Pursuant to Strickland v. Washington, a defendant is entitled to a new trial based upon ineffective assistance of counsel if he can establish (1) deficient performanceprejudice. A defendant establishes prejudice by establishing that non-deficient performance by his trial counsel would have created the reasonable probability of a different outcome at trial.

There are two key phrases in this test: “reasonable probability” and “different outcome.” 

With regard to the phrase “reasonable probability, the Court of Appeals of Maryland held in Williams v. State, 605 A.2d 103, 107 (Md. 1992), that “the prejudicial effect of counsel’s deficient performance need not meet a preponderance of the evidence standard.” In turn, “preponderance of the evidence” means “more likely than not,” or greater than 50%.

Next, let’s look at “different outcome.” The exchange at oral arguments was based upon the following question: When a defendant has been convicted, is a “different outcome” an acquittal or a hung jury? Recently, the Fourth Circuit (the federal judicial circuit covering Maryland) issued its opinion in Hope v. Cartledge, 857 F.3d 518 (4th Cir. 2017).

Hope was a case out of South Carolina in which the defendant claimed ineffective assistance of counsel based upon trial counsel’s failure to request an alibi defense instruction. In discussing the prejudice prong of the defendant’s claim, the Fourth Circuit noted the following:

In jurisdictions such as South Carolina, where a jury must return a unanimous verdict to convict, the prejudice prong of Strickland is met where “there is a reasonable probability that at least one juror would have struck a different balance.” Wiggins v. Smith, 539 U.S. 510, 537, 123 S.Ct. 2527, 156 L.Ed.2d 471 (2003).

Like South Carolina, Maryland requires a unanimous verdict to convict, so we have both the Supreme Court and the Fourth Circuit stating that the “one juror” standard applies. So, what does this mean in terms of the Adnan Syed case?

Let’s assess this in terms of Adnan’s alibi claim, which seems to be the claim that is more disputed on the prejudice prong. Based upon the above two definitions, in order to find prejudice, the Court of Special Appeals merely needs to find that there’s a good, but less than 50%, chance that one out of the twelve jurors at Adnan’s trial would have had reasonable doubt if Asia McClain had testified at trial.

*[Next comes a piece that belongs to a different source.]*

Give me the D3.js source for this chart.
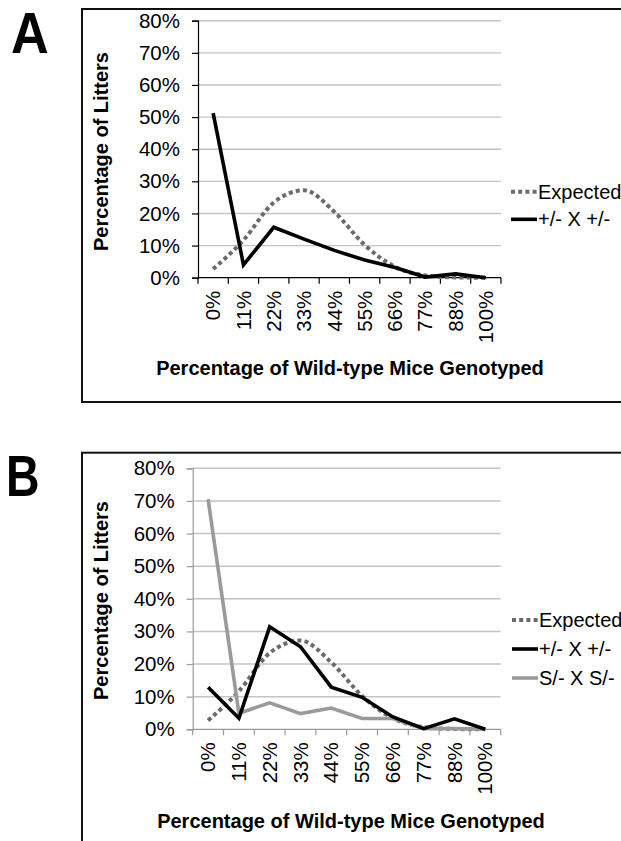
<!DOCTYPE html>
<html>
<head>
<meta charset="utf-8">
<script src="https://cdn.jsdelivr.net/npm/d3@7"></script>
<style>
  body { margin: 0; background: #fff; }
  svg { display: block; }
  text { font-family: "Liberation Sans", Arial, sans-serif; fill: #000; }
</style>
</head>
<body>
<div id="chart"></div>
<script>
const categories = ["0%", "11%", "22%", "33%", "44%", "55%", "66%", "77%", "88%", "100%"];
const yTicks = [0, 10, 20, 30, 40, 50, 60, 70, 80];

// values in percent
const expected = [2.7, 11.7, 23.4, 27.2, 20.5, 10.2, 3.4, 0.7, 0.1, 0];
const hetA = [51.2, 4.0, 15.7, 12.0, 8.5, 5.5, 3.2, 0.2, 1.2, 0];
const hetB = [12.9, 3.4, 31.4, 25.3, 12.9, 9.8, 3.8, 0.2, 3.2, 0];
const sB = [70.5, 4.9, 8.1, 4.8, 6.5, 3.3, 3.3, 0.2, 0.2, 0];

const W = 621, H = 841;

const svg = d3.select("#chart")
  .append("svg")
  .attr("width", W)
  .attr("height", H);

const STYLE = {
  expected: { stroke: "#6b6b6b", width: 4, dash: "4,3.2" },
  het: { stroke: "#000", width: 3.6, dash: null },
  s: { stroke: "#9a9a9a", width: 3.6, dash: null }
};

function drawPanel(p) {
  const g = svg.append("g");

  // outer frame (runs off the page edge like the original)
  g.append("rect")
    .attr("x", p.box[0]).attr("y", p.box[1])
    .attr("width", p.box[2]).attr("height", p.box[3])
    .attr("fill", "none")
    .attr("stroke", "#111")
    .attr("stroke-width", 2);

  g.append("text")
    .attr("transform", `translate(${p.letter[0]},${p.letter[1]}) scale(${p.letter[2]},1)`)
    .style("font-family", "'Liberation Sans', Arial, sans-serif")
    .style("font-weight", 700)
    .style("font-size", "58px")
    .text(p.name);

  const x = d3.scaleBand().domain(categories).range([p.x0, p.x1]);
  const y = d3.scaleLinear().domain([0, 80]).range([p.y0, p.y1]);

  // gridlines
  g.selectAll(".grid")
    .data(yTicks.filter(d => d > 0))
    .enter()
    .append("line")
    .attr("x1", p.x0).attr("x2", p.x1)
    .attr("y1", d => y(d)).attr("y2", d => y(d))
    .attr("stroke", "#c4c4c4")
    .attr("stroke-width", 1.4);

  // y axis
  const yAxis = g.append("g")
    .attr("transform", `translate(${p.x0},0)`)
    .call(d3.axisLeft(y).tickValues(yTicks).tickFormat(d => d + "%").tickSize(6).tickPadding(12));
  yAxis.select(".domain").attr("stroke", p.axisColor).attr("stroke-width", 1.2);
  yAxis.selectAll(".tick line").attr("stroke", p.axisColor).attr("stroke-width", 1.2);
  yAxis.selectAll(".tick text")
    .style("font-size", "20.5px")
    .style("font-family", "'Liberation Sans', Arial, sans-serif")
    .attr("fill", "#111");

  // x axis: ticks at band edges
  const xa = g.append("g");
  xa.append("line")
    .attr("x1", p.x0).attr("x2", p.x1)
    .attr("y1", p.y0).attr("y2", p.y0)
    .attr("stroke", p.axisColor).attr("stroke-width", 1.2);
  const edges = categories.map(c => x(c)).concat([p.x1]);
  xa.selectAll(".xt")
    .data(edges)
    .enter()
    .append("line")
    .attr("x1", d => d).attr("x2", d => d)
    .attr("y1", p.y0).attr("y2", p.y0 + 6)
    .attr("stroke", p.axisColor).attr("stroke-width", 1.2);
  xa.selectAll(".xl")
    .data(categories)
    .enter()
    .append("text")
    .attr("transform", d => `translate(${x(d) + x.bandwidth() / 2},${p.y0 + 13}) rotate(-90)`)
    .attr("dy", "0.35em")
    .attr("text-anchor", "end")
    .style("font-size", "20.5px")
    .attr("fill", "#111")
    .text(d => d);

  // axis titles
  g.append("text")
    .attr("transform", `translate(${p.yTitle[0]},${p.yTitle[1]}) rotate(-90)`)
    .attr("text-anchor", "middle")
    .style("font-size", "20px")
    .style("font-weight", "bold")
    .text("Percentage of Litters");
  g.append("text")
    .attr("x", p.xTitle[0]).attr("y", p.xTitle[1])
    .attr("text-anchor", "middle")
    .style("font-size", "20px")
    .style("font-weight", "bold")
    .text("Percentage of Wild-type Mice Genotyped");

  const line = d3.line()
    .x((d, i) => x(categories[i]) + x.bandwidth() / 2)
    .y(d => y(d));

  const smooth = d3.line()
    .curve(d3.curveMonotoneX)
    .x((d, i) => x(categories[i]) + x.bandwidth() / 2)
    .y(d => y(d));

  p.series.forEach(s => {
    const st = STYLE[s.style];
    g.append("path")
      .datum(s.values)
      .attr("d", s.style === "expected" ? smooth : line)
      .attr("fill", "none")
      .attr("stroke", st.stroke)
      .attr("stroke-width", st.width)
      .attr("stroke-dasharray", st.dash)
      .attr("stroke-linejoin", "miter");
  });

  // legend (drawn in legend order)
  const lg = g.append("g").attr("transform", `translate(${p.legend[0]},${p.legend[1]})`);
  p.legendItems.forEach((s, i) => {
    const st = STYLE[s.style];
    const row = lg.append("g").attr("transform", `translate(0,${i * p.legendStep})`);
    row.append("line")
      .attr("x1", 0).attr("x2", 26)
      .attr("stroke", st.stroke)
      .attr("stroke-width", st.width)
      .attr("stroke-dasharray", st.dash);
    row.append("text")
      .attr("x", 27)
      .attr("dy", "0.35em")
      .style("font-size", "20px")
      .text(s.label);
  });
}

drawPanel({
  name: "A",
  letter: [11, 53, 0.9],
  box: [82, 9, 560, 393],
  x0: 198, x1: 501, y0: 277.7, y1: 20.7,
  axisColor: "#000",
  yTitle: [108, 151.5],
  xTitle: [350, 375],
  legend: [511, 191.7],
  legendStep: 27.6,
  series: [
    { label: "Expected", style: "expected", values: expected },
    { label: "+/- X +/-", style: "het", values: hetA }
  ],
  legendItems: [
    { label: "Expected", style: "expected" },
    { label: "+/- X +/-", style: "het" }
  ]
});

drawPanel({
  name: "B",
  letter: [6, 496, 0.8],
  box: [82, 452.7, 560, 420],
  x0: 192.7, x1: 500.7, y0: 729.3, y1: 468.3,
  axisColor: "#9a9a9a",
  yTitle: [108, 600.5],
  xTitle: [351, 828.3],
  legend: [512, 620],
  legendStep: 29,
  series: [
    { label: "Expected", style: "expected", values: expected },
    { label: "S/- X S/-", style: "s", values: sB },
    { label: "+/- X +/-", style: "het", values: hetB }
  ],
  legendItems: [
    { label: "Expected", style: "expected" },
    { label: "+/- X +/-", style: "het" },
    { label: "S/- X S/-", style: "s" }
  ]
});
</script>
</body>
</html>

In other words, the Court can find that it’s more likely than not that Asia’s testimony wouldn’t have created reasonable doubt for any of the twelve jurors and that there’s not even a good chance that eleven of the jurors would have been swayed. All the defense needs to establish is a good chance that 1/12 jurors would have been swayed, and that’s enough for a new trial.